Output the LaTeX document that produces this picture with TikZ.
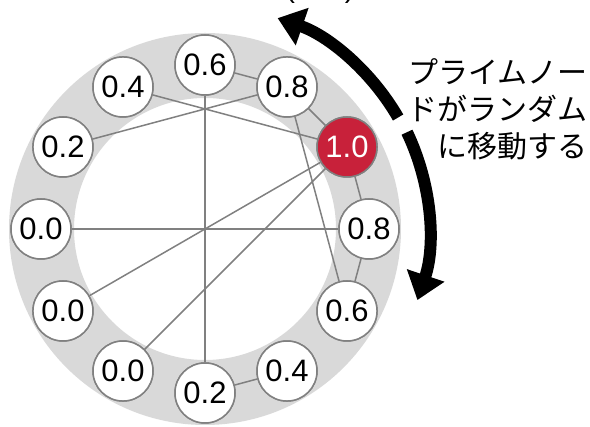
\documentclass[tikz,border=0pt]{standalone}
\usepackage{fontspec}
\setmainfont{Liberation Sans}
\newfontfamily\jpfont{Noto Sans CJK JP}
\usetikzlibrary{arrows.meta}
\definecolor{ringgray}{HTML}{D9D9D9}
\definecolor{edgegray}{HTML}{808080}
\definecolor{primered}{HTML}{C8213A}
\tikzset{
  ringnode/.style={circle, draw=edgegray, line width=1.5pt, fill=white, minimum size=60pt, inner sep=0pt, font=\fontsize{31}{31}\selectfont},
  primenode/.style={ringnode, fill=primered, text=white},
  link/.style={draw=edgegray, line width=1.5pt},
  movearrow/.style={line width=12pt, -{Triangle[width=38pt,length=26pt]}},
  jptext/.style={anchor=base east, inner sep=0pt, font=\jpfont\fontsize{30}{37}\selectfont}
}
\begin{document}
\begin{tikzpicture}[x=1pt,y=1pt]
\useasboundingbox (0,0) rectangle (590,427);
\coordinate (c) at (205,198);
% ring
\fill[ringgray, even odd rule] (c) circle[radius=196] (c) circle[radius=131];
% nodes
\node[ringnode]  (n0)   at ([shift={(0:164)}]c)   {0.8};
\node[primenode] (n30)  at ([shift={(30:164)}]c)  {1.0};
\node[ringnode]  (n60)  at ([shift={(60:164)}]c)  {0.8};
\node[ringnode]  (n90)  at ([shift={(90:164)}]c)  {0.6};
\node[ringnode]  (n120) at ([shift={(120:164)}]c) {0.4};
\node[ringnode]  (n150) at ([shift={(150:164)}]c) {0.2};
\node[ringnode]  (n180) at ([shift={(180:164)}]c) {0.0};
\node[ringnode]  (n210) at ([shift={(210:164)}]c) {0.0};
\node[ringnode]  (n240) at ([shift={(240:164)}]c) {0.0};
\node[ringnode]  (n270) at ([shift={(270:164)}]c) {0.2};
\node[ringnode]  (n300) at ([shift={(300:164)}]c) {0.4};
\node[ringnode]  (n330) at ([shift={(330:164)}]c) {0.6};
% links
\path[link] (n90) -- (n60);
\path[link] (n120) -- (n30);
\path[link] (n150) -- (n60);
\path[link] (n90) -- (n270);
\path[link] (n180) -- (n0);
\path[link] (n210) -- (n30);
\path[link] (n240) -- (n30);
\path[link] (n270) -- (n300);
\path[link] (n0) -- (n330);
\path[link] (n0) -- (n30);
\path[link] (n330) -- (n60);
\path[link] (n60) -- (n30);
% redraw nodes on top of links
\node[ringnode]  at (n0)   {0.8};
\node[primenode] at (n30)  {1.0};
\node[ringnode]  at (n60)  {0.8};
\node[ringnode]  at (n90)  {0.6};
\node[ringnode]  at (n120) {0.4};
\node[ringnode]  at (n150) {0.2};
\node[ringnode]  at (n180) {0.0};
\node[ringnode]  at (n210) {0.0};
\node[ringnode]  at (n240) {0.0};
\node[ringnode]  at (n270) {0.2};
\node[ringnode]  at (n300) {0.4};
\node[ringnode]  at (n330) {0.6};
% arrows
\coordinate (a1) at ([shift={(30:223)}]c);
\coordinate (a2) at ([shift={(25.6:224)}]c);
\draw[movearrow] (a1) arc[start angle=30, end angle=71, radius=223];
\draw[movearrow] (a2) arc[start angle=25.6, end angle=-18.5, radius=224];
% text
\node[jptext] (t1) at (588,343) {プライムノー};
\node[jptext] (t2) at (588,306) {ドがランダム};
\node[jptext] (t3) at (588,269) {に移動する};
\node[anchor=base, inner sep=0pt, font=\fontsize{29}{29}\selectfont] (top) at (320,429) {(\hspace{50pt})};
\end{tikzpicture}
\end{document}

· · ·

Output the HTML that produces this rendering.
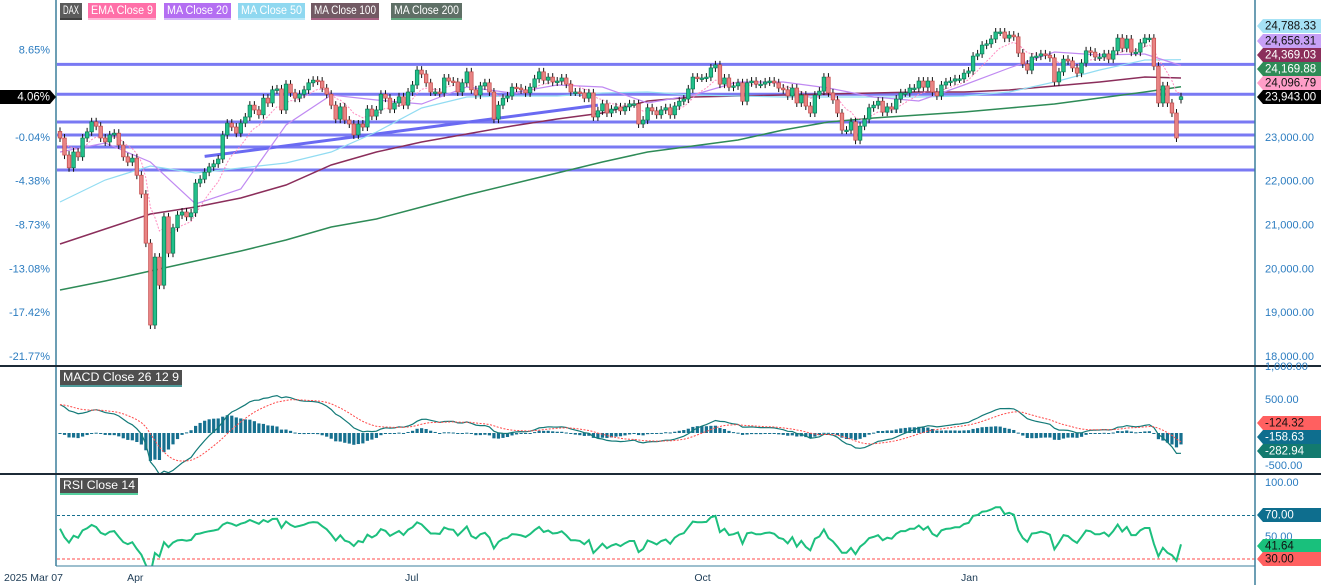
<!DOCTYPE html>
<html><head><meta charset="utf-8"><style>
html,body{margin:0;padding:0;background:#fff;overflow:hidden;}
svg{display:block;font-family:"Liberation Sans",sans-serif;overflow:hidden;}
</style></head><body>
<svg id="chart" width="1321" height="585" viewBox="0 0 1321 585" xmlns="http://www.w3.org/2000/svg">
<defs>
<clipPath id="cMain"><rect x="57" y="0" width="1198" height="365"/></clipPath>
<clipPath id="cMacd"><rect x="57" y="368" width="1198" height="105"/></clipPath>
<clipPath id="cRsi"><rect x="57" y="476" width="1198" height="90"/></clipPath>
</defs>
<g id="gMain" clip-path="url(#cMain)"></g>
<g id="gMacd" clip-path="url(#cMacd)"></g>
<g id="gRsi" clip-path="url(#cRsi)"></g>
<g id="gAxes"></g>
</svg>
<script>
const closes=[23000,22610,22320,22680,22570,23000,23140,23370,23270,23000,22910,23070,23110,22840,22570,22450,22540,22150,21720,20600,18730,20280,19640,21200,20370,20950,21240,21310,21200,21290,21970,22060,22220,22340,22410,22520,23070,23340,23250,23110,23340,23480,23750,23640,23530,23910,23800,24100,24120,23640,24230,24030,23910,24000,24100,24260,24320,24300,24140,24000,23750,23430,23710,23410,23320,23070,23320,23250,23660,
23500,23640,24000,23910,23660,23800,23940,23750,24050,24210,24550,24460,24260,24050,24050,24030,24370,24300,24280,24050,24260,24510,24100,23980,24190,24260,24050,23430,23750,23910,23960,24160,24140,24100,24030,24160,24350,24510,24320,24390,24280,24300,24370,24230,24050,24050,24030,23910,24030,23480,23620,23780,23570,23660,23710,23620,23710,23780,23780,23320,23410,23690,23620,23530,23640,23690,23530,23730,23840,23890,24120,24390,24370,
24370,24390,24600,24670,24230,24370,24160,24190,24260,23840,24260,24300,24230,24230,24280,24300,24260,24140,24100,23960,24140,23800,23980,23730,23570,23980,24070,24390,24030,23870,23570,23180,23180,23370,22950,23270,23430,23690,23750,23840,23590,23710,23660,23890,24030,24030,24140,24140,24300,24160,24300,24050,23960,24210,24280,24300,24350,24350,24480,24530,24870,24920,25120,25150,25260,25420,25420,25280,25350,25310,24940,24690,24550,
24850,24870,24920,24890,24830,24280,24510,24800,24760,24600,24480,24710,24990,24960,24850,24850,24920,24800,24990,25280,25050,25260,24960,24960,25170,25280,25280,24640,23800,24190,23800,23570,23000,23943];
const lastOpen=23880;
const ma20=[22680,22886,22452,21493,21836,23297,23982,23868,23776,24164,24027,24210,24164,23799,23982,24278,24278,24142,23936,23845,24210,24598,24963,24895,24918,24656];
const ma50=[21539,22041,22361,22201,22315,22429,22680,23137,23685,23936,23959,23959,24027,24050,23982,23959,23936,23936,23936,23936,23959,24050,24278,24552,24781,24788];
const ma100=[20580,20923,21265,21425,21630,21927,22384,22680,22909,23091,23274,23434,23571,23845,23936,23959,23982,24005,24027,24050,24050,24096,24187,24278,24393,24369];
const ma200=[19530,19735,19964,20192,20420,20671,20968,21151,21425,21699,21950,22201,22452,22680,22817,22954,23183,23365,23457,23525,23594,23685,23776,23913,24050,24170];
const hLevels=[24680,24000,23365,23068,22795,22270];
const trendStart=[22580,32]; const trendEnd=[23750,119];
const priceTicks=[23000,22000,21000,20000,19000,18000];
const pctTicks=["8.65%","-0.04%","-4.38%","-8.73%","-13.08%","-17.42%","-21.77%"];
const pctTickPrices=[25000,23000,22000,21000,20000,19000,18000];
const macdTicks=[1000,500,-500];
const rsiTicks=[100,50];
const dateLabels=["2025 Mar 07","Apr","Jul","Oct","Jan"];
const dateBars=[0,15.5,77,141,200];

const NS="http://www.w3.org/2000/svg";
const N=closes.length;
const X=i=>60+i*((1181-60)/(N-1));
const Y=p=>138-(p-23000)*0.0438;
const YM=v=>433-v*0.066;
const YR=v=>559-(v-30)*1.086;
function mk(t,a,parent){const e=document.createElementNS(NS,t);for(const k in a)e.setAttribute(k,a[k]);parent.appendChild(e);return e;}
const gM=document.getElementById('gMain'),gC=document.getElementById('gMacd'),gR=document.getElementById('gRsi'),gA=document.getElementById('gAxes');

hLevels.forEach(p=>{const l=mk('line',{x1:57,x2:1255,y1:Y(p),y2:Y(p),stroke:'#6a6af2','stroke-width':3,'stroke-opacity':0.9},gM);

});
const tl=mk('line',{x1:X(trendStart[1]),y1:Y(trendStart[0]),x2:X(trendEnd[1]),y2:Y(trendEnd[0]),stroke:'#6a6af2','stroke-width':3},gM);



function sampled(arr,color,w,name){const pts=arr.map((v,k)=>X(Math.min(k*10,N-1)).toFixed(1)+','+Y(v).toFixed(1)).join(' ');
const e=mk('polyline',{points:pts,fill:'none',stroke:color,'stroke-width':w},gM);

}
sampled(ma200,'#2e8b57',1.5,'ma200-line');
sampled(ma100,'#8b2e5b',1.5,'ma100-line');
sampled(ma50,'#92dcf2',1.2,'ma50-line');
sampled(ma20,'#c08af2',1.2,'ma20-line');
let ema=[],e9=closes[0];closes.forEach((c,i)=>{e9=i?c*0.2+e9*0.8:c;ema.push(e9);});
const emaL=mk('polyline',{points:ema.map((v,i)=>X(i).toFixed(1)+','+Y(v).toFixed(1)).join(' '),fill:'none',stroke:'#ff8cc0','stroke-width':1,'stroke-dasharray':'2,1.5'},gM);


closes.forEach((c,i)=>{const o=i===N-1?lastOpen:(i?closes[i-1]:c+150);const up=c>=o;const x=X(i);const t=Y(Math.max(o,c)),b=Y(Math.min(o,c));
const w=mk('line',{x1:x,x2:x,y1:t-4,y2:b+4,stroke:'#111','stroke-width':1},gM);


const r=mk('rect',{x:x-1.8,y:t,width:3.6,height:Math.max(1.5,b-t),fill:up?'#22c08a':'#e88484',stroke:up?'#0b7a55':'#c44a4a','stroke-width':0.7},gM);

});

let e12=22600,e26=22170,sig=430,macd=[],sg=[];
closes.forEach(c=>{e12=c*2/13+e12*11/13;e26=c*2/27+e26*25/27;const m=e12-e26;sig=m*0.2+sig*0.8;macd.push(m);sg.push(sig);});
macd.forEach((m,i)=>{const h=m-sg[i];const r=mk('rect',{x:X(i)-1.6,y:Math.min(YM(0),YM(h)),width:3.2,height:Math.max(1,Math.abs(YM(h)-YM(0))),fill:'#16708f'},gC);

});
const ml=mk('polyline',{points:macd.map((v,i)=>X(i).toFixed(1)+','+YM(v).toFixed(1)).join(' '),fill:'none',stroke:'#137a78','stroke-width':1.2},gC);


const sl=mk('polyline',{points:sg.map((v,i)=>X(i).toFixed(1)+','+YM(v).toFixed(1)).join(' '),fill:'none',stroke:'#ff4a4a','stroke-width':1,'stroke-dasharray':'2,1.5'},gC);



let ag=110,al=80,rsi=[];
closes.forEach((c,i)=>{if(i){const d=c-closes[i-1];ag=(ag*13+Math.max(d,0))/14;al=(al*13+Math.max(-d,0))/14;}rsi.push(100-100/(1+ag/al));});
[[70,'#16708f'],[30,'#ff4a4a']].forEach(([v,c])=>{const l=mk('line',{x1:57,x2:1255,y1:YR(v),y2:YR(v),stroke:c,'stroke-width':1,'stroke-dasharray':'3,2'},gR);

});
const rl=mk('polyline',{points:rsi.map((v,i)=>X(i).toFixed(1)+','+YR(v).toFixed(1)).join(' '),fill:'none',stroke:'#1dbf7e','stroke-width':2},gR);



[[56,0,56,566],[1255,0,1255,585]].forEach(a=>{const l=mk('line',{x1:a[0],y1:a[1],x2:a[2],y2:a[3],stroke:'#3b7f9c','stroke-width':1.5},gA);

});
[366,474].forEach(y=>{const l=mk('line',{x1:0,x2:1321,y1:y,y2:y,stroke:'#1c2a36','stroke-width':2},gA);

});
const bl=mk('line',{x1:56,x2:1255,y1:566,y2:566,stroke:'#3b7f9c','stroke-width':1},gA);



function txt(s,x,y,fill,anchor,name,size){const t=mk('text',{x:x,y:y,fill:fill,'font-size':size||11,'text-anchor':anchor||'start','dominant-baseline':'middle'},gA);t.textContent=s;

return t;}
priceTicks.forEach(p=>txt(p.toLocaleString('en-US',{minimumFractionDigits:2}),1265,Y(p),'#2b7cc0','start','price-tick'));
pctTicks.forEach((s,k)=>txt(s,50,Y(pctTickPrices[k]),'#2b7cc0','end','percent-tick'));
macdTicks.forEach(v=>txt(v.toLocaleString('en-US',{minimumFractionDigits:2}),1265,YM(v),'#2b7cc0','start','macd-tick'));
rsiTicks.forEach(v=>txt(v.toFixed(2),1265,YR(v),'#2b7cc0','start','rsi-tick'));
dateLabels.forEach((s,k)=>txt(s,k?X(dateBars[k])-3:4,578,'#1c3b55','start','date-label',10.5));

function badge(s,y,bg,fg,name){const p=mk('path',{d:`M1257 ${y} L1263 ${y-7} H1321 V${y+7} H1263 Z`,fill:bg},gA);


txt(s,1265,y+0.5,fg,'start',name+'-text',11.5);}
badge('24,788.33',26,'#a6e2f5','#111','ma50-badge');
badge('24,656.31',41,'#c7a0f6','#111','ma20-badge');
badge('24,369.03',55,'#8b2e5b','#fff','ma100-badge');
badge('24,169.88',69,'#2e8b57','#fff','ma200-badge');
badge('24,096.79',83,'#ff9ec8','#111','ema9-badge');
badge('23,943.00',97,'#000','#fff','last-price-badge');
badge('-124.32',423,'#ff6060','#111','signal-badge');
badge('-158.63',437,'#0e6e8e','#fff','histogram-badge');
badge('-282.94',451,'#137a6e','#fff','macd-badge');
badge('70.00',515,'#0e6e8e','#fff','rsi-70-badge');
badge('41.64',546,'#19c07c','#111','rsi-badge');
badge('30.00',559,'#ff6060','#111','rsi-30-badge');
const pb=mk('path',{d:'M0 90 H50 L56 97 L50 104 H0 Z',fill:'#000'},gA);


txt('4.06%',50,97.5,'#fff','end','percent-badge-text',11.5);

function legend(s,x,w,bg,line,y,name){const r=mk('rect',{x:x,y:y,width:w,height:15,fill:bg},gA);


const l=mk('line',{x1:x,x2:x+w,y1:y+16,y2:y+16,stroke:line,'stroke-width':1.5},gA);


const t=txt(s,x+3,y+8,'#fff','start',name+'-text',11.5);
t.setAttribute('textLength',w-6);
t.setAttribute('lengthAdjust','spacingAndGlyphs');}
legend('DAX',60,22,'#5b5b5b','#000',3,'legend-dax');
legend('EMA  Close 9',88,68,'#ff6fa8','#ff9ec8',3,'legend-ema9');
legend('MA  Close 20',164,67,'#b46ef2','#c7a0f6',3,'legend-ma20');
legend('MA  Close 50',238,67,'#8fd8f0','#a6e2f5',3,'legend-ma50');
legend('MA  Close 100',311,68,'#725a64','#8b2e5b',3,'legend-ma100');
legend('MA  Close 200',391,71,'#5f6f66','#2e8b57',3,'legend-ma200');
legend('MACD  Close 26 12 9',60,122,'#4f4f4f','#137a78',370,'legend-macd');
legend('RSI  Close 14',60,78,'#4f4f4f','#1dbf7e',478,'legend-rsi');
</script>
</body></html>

· · ·

◆ Given request ◆
Which lines of the data above contain "that"? Copy each one.

◆ Correct output ◆
Output the LaTeX document that produces this picture with TikZ.
Output the HTML that produces this rendering.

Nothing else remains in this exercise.